He Had Two Breaches, Almost
Equally Good, Yet Applied All His Men To The Assault Of One Only,
Instead Of Attempting Both At One Time.
Besides, he had at least eighty
or an hundred scaling-ladders, yet not one of them was brought near the
castle walls.
His soldiers hung clustering on the breach, like a swarm
of bees, or a flock of sheep at a gap, none having the heart to enter,
while the Portuguese gleaned away five or six at a shot, sometimes more,
driving forwards their black soldiers to throw powder-pots among the
Persians.
The assault was renewed on the 18th, but with more harm to the Persians
than the Portuguese. During the intervening night, two blacks made signs
to the Persians on the top of the breach, that they wished to come over
to them, and were drawn up with ropes. By these it was learned that the
captain of the castle had been wounded in the head by a stone; that
there were not above an hundred men in the garrison able to handle their
arms: and that their water grew daily more scanty and worse in quality,
by which the mortality continually increased. They reported also that
great difference in opinion prevailed among the Portuguese, some wishing
to endeavour to escape by sea, while others held it more honourable to
sell their lives at a dear rate, by defending the castle to the last
extremity, and proposed, when they could no longer hold out, to put all
their women and treasure into a house and blow them up, that the
Persians might neither enjoy their wealth nor abuse their wives; and,
when this was done, to rush upon the Persians, and so end their days.

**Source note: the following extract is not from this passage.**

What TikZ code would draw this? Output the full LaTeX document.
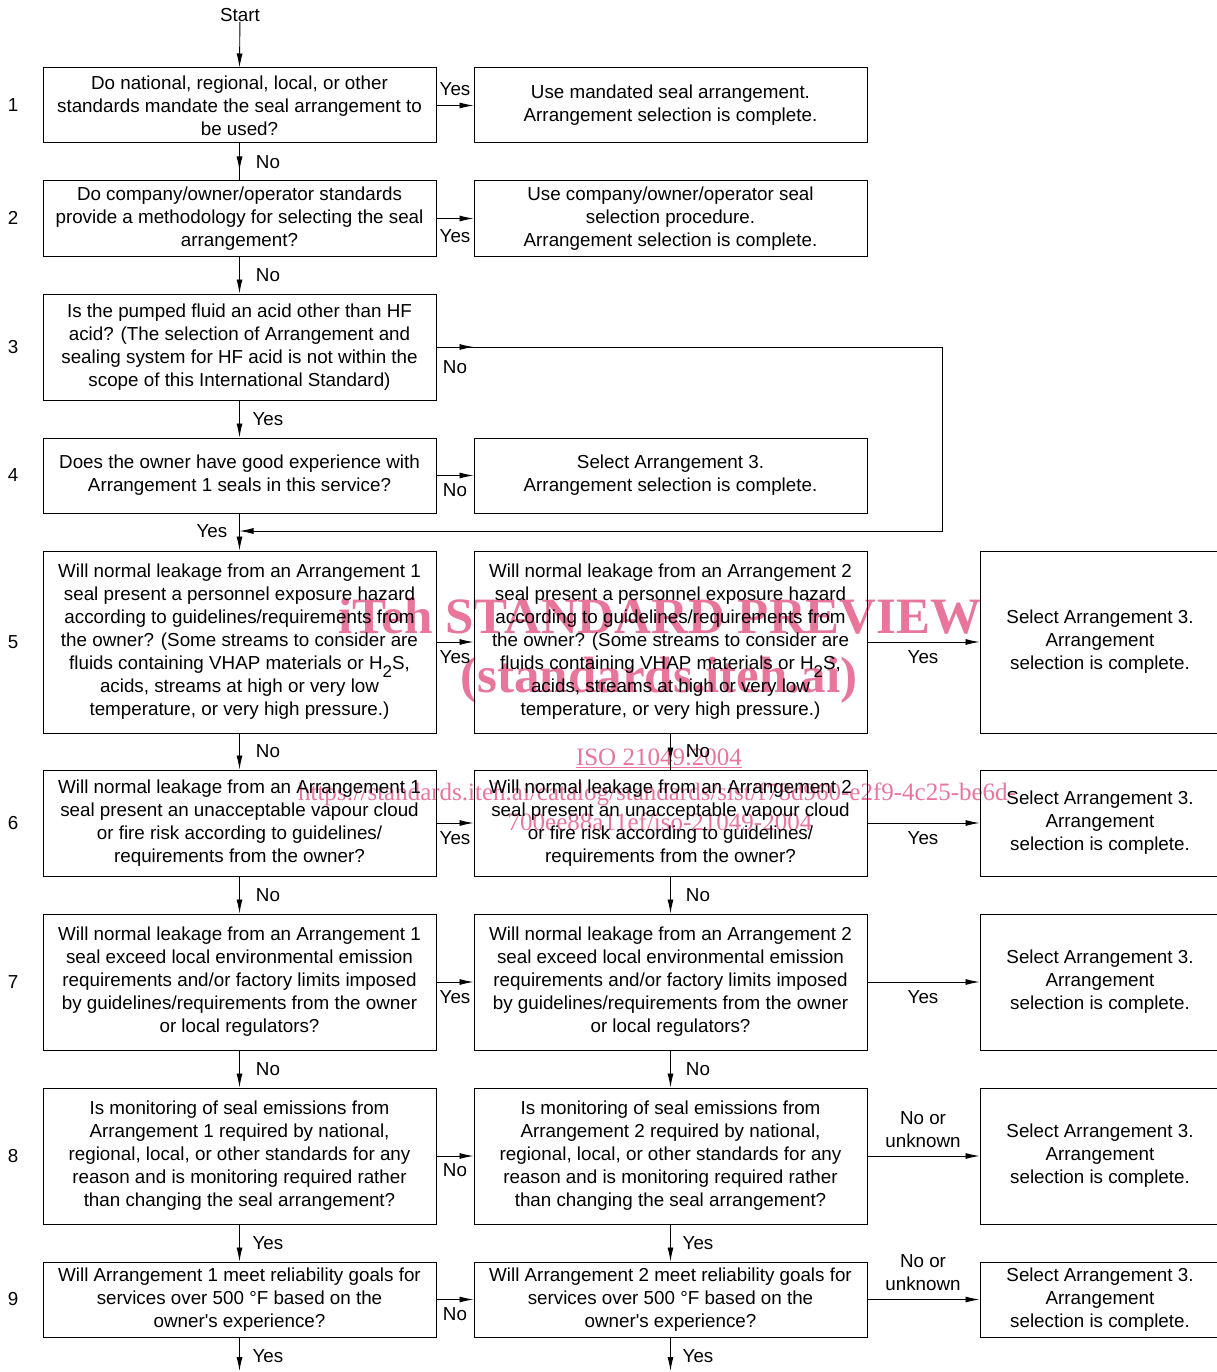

In the evening of the 19th, the Persians made another effort to press
forwards, and got possession of the entire bulwark, forcing the
Portuguese to retire farther within the castle. In this conflict many of
the Portuguese were wounded, and sore scalded with fire-pots, in the
management of which the Persians had now become expert, though many of
them had paid dearly for their instruction. In this conflict four
Portuguese were slain, and their heads brought to the Persian general.
In this art of cutting off heads, the Persians are particularly cunning,
insomuch, that I do not think there is an executioner in all Germany
that can excel them. No sooner does a Persian lay hold of an enemy, than
off goes his head at one blow of his scymitar.[308] He then makes a hole
in the ear or cheek with his dagger, by which he will sometimes bring
three or four heads at once to his general. When it is proposed to send
these heads taken in war to be seen by the king or the khan, they very
adroitly flea off the skin of the head and face, which they stuff up
with straw like a foot-ball, and so send them by whole sackfulls.[309]